Ohuabunwa: Nigeria Can no Longer Afford to Delay Restructuring

Ohuabunwa: Nigeria Can no Longer Afford to Delay Restructuring

By Emmanuel Ugwu

Former Speaker of ECOWAS Parliament, Senator Mao Ohuabunwa, has urged all political actors opposing the idea of restructuring in Nigeria to come to terms with the fact that it had become inevitable if democracy must be firmly rooted.

He made the call in his 2020 Democracy Day message noting that “Nigeria’s democracy is still under threat” due largely to badly structured polity and weak institutions.

According to him, Nigeria’s democracy is still fledgling after 21 years of the inception of the present Democratic dispensation, adding that some noticeable “dictatorial tendencies and excesses of those in power” were capable of derailing democracy.

While acknowledging that Nigeria had made some progress in the practice of Democratic governance, Ohuabunwa noted that in reality the nation’s version of democracy had remained a far cry from the acceptable standard.

Senator Ohuabunwa, who represented Abia North in the 8th Senate, stated that it was high time Nigeria’s political leaders listened to the resounding clamour for the present political structure to give way for a better one on which democracy would sustainably thrive.

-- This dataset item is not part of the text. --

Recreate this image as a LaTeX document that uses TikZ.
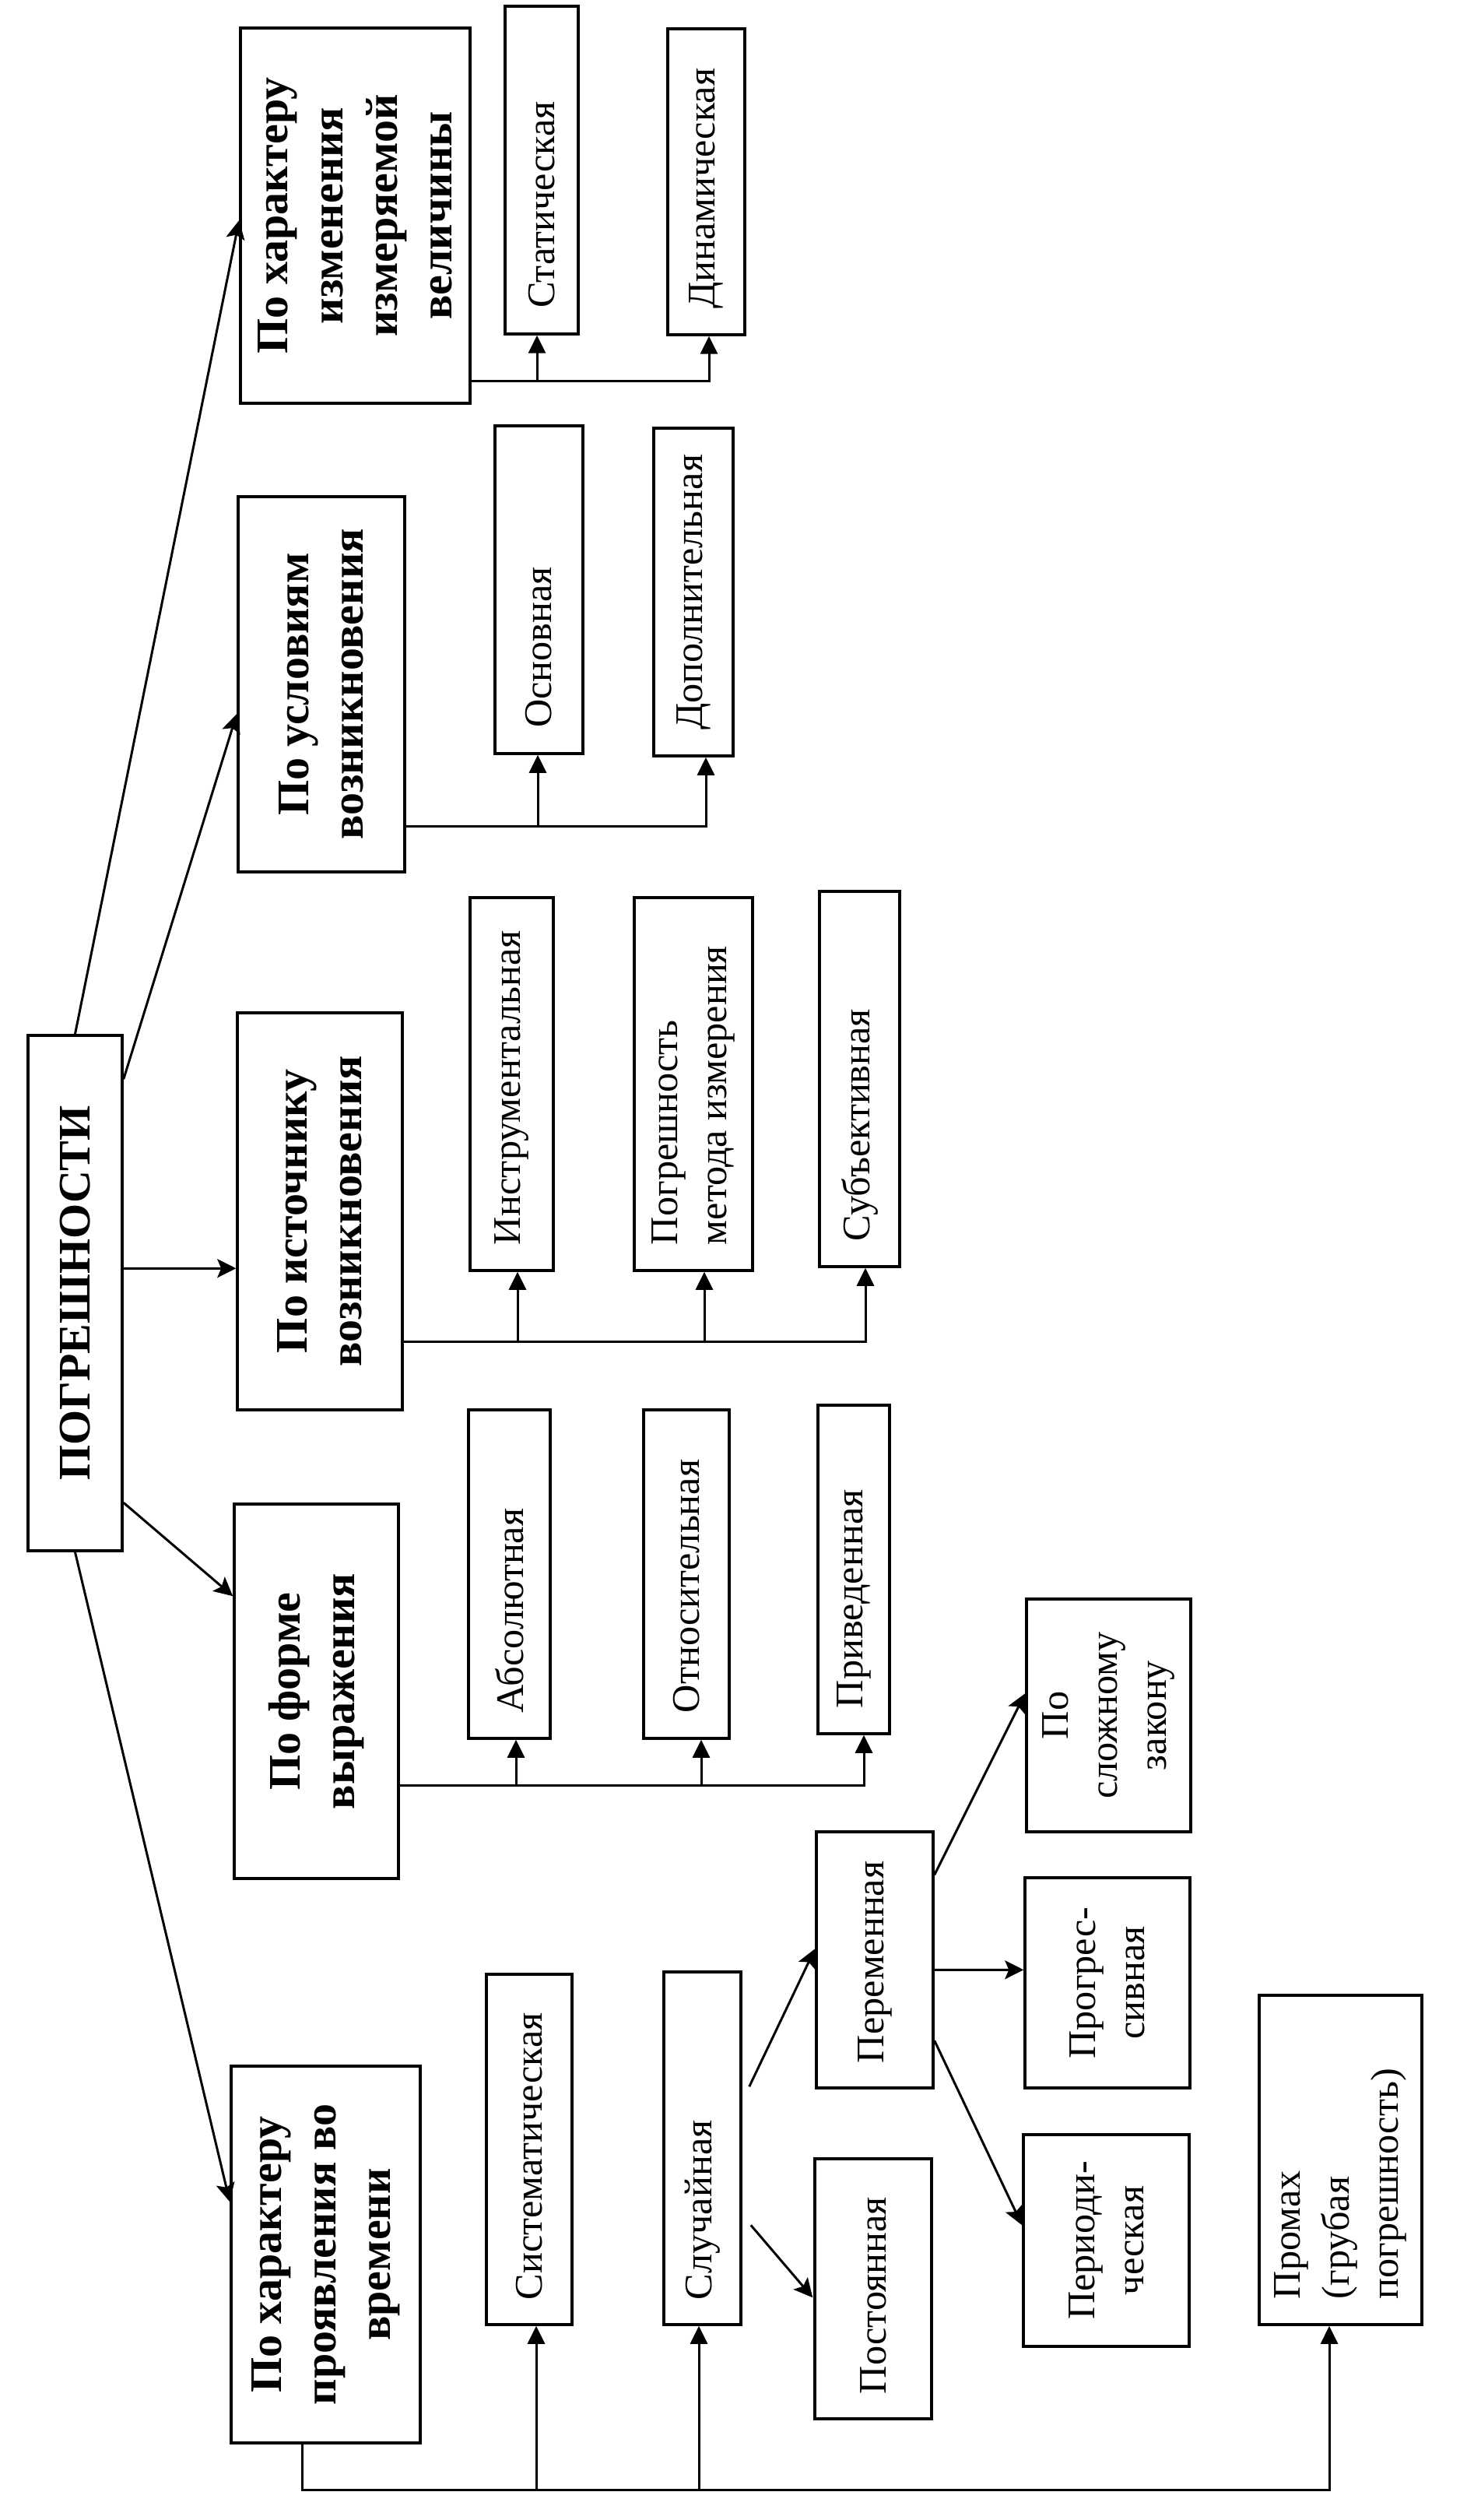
\documentclass[tikz,border=0pt]{standalone}
\usepackage{fontspec}
\setmainfont{Liberation Serif}
\usepackage{graphicx}
\usetikzlibrary{arrows.meta,calc}
\newcommand\vtl[2]{\rotatebox{90}{\parbox{#1}{\raggedright #2}}}
\newcommand\vtc[2]{\rotatebox{90}{\parbox{#1}{\centering #2}}}
\newcommand\regf{\fontsize{14.3}{18}\selectfont}
\newcommand\boldf{\fontsize{16.5}{20}\selectfont\bfseries}
\begin{document}
\begin{tikzpicture}[x=0.1mm,y=-0.1mm,
  box/.style={draw,line width=1pt,inner sep=0pt},
  ln/.style={line width=0.85pt},
  arr/.style={line width=0.85pt,-{Stealth[length=2.4mm,width=2.4mm,inset=0.5mm]}},
  uparr/.style={line width=0.85pt,-{Triangle[length=2.3mm,width=2.2mm]}}]
\useasboundingbox (0,0) rectangle (1875,3237);
% root
\node[box,minimum width=12.1mm,minimum height=66.2mm] (root) at (96.5,1661) {\rotatebox{90}{\boldf ПОГРЕШНОСТИ}};
% level 1
\node[box,minimum width=29.5mm,minimum height=48.2mm] (b1) at (456.5,277) {\vtc{44mm}{\boldf По характеру\\изменения\\измеряемой\\величины}};
\node[box,minimum width=21.4mm,minimum height=48.2mm] (b2) at (413,879) {\vtc{44mm}{\boldf По условиям\\возникновения}};
\node[box,minimum width=21.2mm,minimum height=51.0mm] (b3) at (411,1556) {\vtc{46mm}{\boldf По источнику\\возникновения}};
\node[box,minimum width=21.1mm,minimum height=48.1mm] (b4) at (406.5,2172.5) {\vtc{44mm}{\boldf По форме\\выражения}};
\node[box,minimum width=24.3mm,minimum height=48.4mm] (b5) at (418.5,2896) {\vtc{44mm}{\boldf По характеру\\проявления во\\времени}};
% children group 1
\node[box,minimum width=9.4mm,minimum height=42.1mm] (stat) at (696,218.5) {\vtl{35.5mm}{\regf Статическая}};
\node[box,minimum width=9.9mm,minimum height=39.3mm] (dyn) at (907.5,233.5) {\vtl{32.7mm}{\regf Динамическая}};
% group 2
\node[box,minimum width=11.3mm,minimum height=42.1mm] (osn) at (692.5,757.5) {\vtl{35.5mm}{\regf Основная}};
\node[box,minimum width=10.2mm,minimum height=42.1mm] (dop) at (891,760.5) {\vtl{35.5mm}{\regf Дополнительная}};
% group 3
\node[box,minimum width=10.7mm,minimum height=47.9mm] (instr) at (657.5,1392.5) {\vtl{41.3mm}{\regf Инструментальная}};
\node[box,minimum width=15.2mm,minimum height=47.9mm] (metod) at (891,1392.5) {\vtl{41.3mm}{\regf Погрешность\\метода измерения}};
\node[box,minimum width=10.3mm,minimum height=48.2mm] (subj) at (1104.5,1386) {\vtl{41.6mm}{\regf Субъективная}};
% group 4
\node[box,minimum width=10.5mm,minimum height=42.2mm] (abs) at (654.5,2022) {\vtl{35.6mm}{\regf Абсолютная}};
\node[box,minimum width=11.0mm,minimum height=42.2mm] (otn) at (882,2022) {\vtl{35.6mm}{\regf Относительная}};
\node[box,minimum width=9.2mm,minimum height=42.2mm] (priv) at (1097,2016) {\vtl{35.6mm}{\regf Приведенная}};
% group 5
\node[box,minimum width=11.0mm,minimum height=45.0mm] (sist) at (680,2761) {\vtl{38.6mm}{\regf Систематическая}};
\node[box,minimum width=9.9mm,minimum height=45.3mm] (sluch) at (902.5,2759.5) {\vtl{38.9mm}{\regf Случайная}};
\node[box,minimum width=15.0mm,minimum height=32.9mm] (perem) at (1124,2517.5) {\vtl{26.5mm}{\regf Переменная}};
\node[box,minimum width=15.0mm,minimum height=33.4mm] (post) at (1122,2940) {\vtl{27.0mm}{\regf Постоянная}};
\node[box,minimum width=21.1mm,minimum height=29.9mm] (slozh) at (1424.5,2203.5) {\vtc{26mm}{\regf По\\сложному\\закону}};
\node[box,minimum width=21.2mm,minimum height=27.0mm] (progr) at (1423,2547) {\vtc{24mm}{\regf Прогрес-\\сивная}};
\node[box,minimum width=21.3mm,minimum height=27.2mm] (period) at (1421.5,2878) {\vtc{24mm}{\regf Периоди-\\ческая}};
\node[box,minimum width=20.9mm,minimum height=42.3mm] (promah) at (1722.5,2774.5) {\vtl{35.7mm}{\regf Промах\\(грубая\\погрешность)}};
% root arrows
\draw[arr] (root.north) -- ($(b1.west)+(0,6)$);
\draw[arr] ($(root.north east)+(0,58)$) -- ($(b2.west)+(0,38)$);
\draw[arr] ($(root.north east)+(0,301)$) -- ($(b3.north west)+(0,330)$);
\draw[arr] ($(root.north east)+(0,602)$) -- ($(b4.north west)+(0,120)$);
\draw[arr] (root.south) -- ($(b5.north west)+(0,176)$);
% bus 1
\coordinate (bus1) at ($(b1.south east)+(0,-30)$);
\coordinate (a-stat) at ($(stat.south)+(-6,0)$);
\coordinate (a-dyn) at ($(dyn.south)+(3.5,0)$);
\draw[uparr] (bus1) -| (a-dyn);
\draw[uparr] (bus1 -| a-stat) -- (a-stat);
% bus 2
\coordinate (bus2) at ($(b2.south east)+(0,-60)$);
\coordinate (a-osn) at ($(osn.south)+(-1.5,0)$);
\coordinate (a-dop) at ($(dop.south)+(16,0)$);
\draw[uparr] (bus2) -| (a-dop);
\draw[uparr] (bus2 -| a-osn) -- (a-osn);
% bus 3
\coordinate (bus3) at ($(b3.south east)+(0,-89)$);
\coordinate (a-instr) at ($(instr.south)+(7.5,0)$);
\coordinate (a-metod) at ($(metod.south)+(14,0)$);
\coordinate (a-subj) at ($(subj.south)+(7.5,0)$);
\draw[uparr] (bus3) -| (a-subj);
\draw[uparr] (bus3 -| a-instr) -- (a-instr);
\draw[uparr] (bus3 -| a-metod) -- (a-metod);
% bus 4
\coordinate (bus4) at ($(b4.south east)+(0,-121)$);
\coordinate (a-abs) at ($(abs.south)+(8.5,0)$);
\coordinate (a-otn) at ($(otn.south)+(19,0)$);
\coordinate (a-priv) at ($(priv.south)+(13,0)$);
\draw[uparr] (bus4) -| (a-priv);
\draw[uparr] (bus4 -| a-abs) -- (a-abs);
\draw[uparr] (bus4 -| a-otn) -- (a-otn);
% bus 5
\coordinate (b5out) at ($(b5.south)+(-30.5,0)$);
\coordinate (bus5) at ($(b5.south)+(-30.5,59)$);
\coordinate (a-sist) at ($(sist.south)+(9,0)$);
\coordinate (a-sluch) at ($(sluch.south)+(-4.5,0)$);
\coordinate (a-promah) at ($(promah.south)+(-14.5,0)$);
\draw[uparr] (b5out) -- (bus5) -| (a-promah);
\draw[uparr] (bus5 -| a-sist) -- (a-sist);
\draw[uparr] (bus5 -| a-sluch) -- (a-sluch);
% random / variable branches
\draw[arr] ($(sluch.north east)+(9,149)$) -- ($(perem.north west)+(0,152)$);
\draw[arr] ($(sluch.north east)+(11,327)$) -- ($(post.north west)+(-1,180)$);
\draw[arr] ($(perem.north east)+(0,57)$) -- ($(slozh.north west)+(0,123)$);
\draw[arr] ($(perem.north east)+(0,179)$) -- ($(progr.north west)+(0,120)$);
\draw[arr] ($(perem.north east)+(0,270)$) -- ($(period.north west)+(0,118)$);
\end{tikzpicture}
\end{document}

He challenged the ruling All Progressives Congress (APC) to do the needful and restructure the country, adding that the highest firm of democracy dividend the APC-led administration could bequeath to Nigeria is to restructure the country before 2023.

He warned that true democracy would be in the realm of fantasy in Nigeria unless the country was restructured according to the yearnings and aspirations of the people as initially laid down by the country’s founding fathers.

Ohuabunwa also underscored the need for Nigeria’s federal structure to reflect true federalism in practice, adding that devolution of power to states would end unnecessary friction between states and federal government.

He further pointed out that restructuring and practice of true federalism would save the country from the divisive clamour for self-determination by various groups across the country.

On the absence of weak institutions in the country, Senator Ohuabunwa called for concerted efforts to build stronger institutions which, according to him, “are the pillars that carry democracy, and the fulcrum upon which it rotates.”

“Weak institutions have remained the bane of our current democracy as a nation because the ruling class has always manipulated them to serve their selfish interests at the detriment of the people,” he said.

The former Abia North senator appealed to President Muhammadu Buhari to end his opposition to the amended electoral bill, which he had on four occasions refused to sign into law during the tenure of the 8th National Assembly.

He insisted that if signed into law the amended electoral bill “will take care of many electoral anomalies challenging our democracy.”